French former Olympic field hockey player

Mathilde Petriaux (born 23 July 1997) is a French former Olympic field hockey player. She was a goalkeeper for the French national team and Real Sociedad Hockey during her professional sporting career. Petriaux is now the general secretary of the French Hockey Federation and is part of the athlete's committee of the French Anti-Doping Agency.

== Biography ==
Mathilde Petriaux was born on 23 July 1997. She started playing field hockey at the age of 11 in Normandy. Petriaux played for Yvetot Hockey Club Cauchois from 2008-2013. When Petriaux moved to a Sports Studies school in Watigny she moved clubs to LUC Ronchin Hockey from 2013–2014 then the Lille Métropole hockey club from 2014–2017.

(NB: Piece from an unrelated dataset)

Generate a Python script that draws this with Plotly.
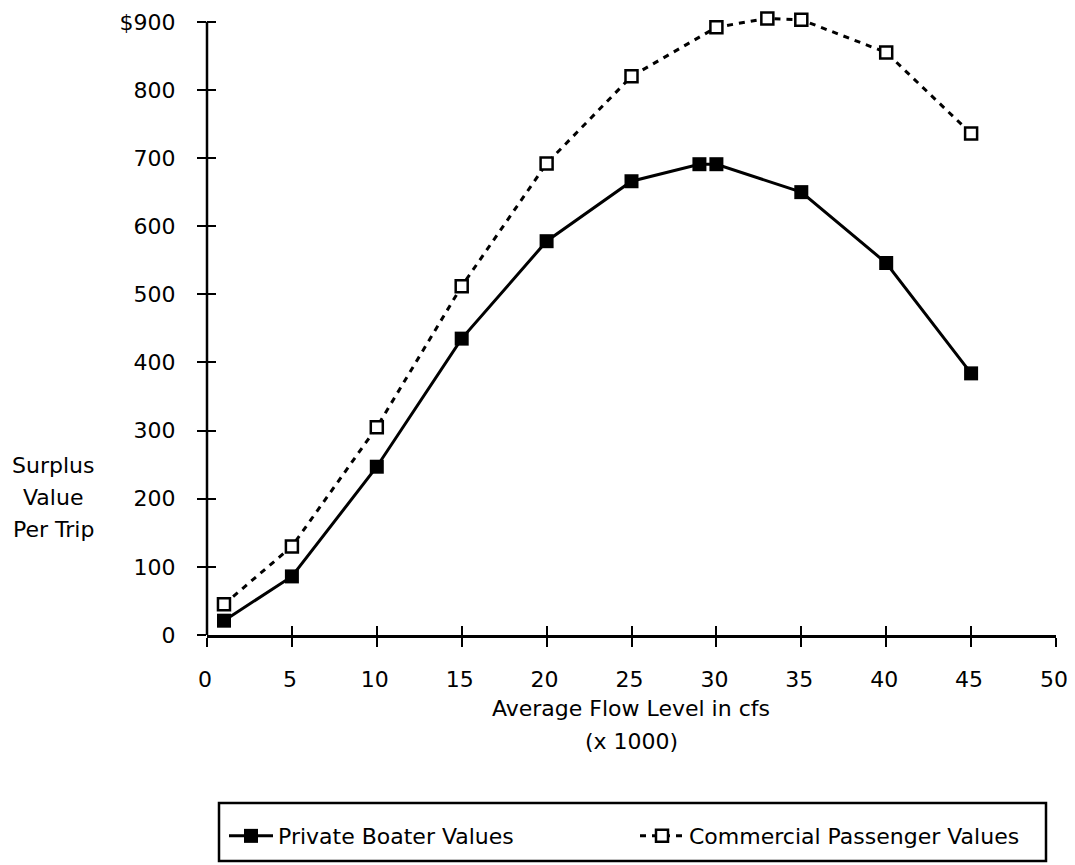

Petriaux played professionally for four years in Belgium, then for Real Sociedad in Spain, playing simultaneously for the French team.

Petriaux was a substitute goalkeeper for the France women's national field hockey team in the 2024 Summer Olympics. During her playing career she was a part of the Athletes’ Commission of the French National Olympic and Sports Committee.

In December 2024 Petriaux was elected to the post of general secretary at the French Hockey Federation and retired from playing hockey in 2025.

== Personal life ==
Petriaux married her wife in 2022. The pair have been together since 2018.

== Recognition ==
Petriaux was nominated for the International Hockey Federation's 2019 goalkeeper of the year.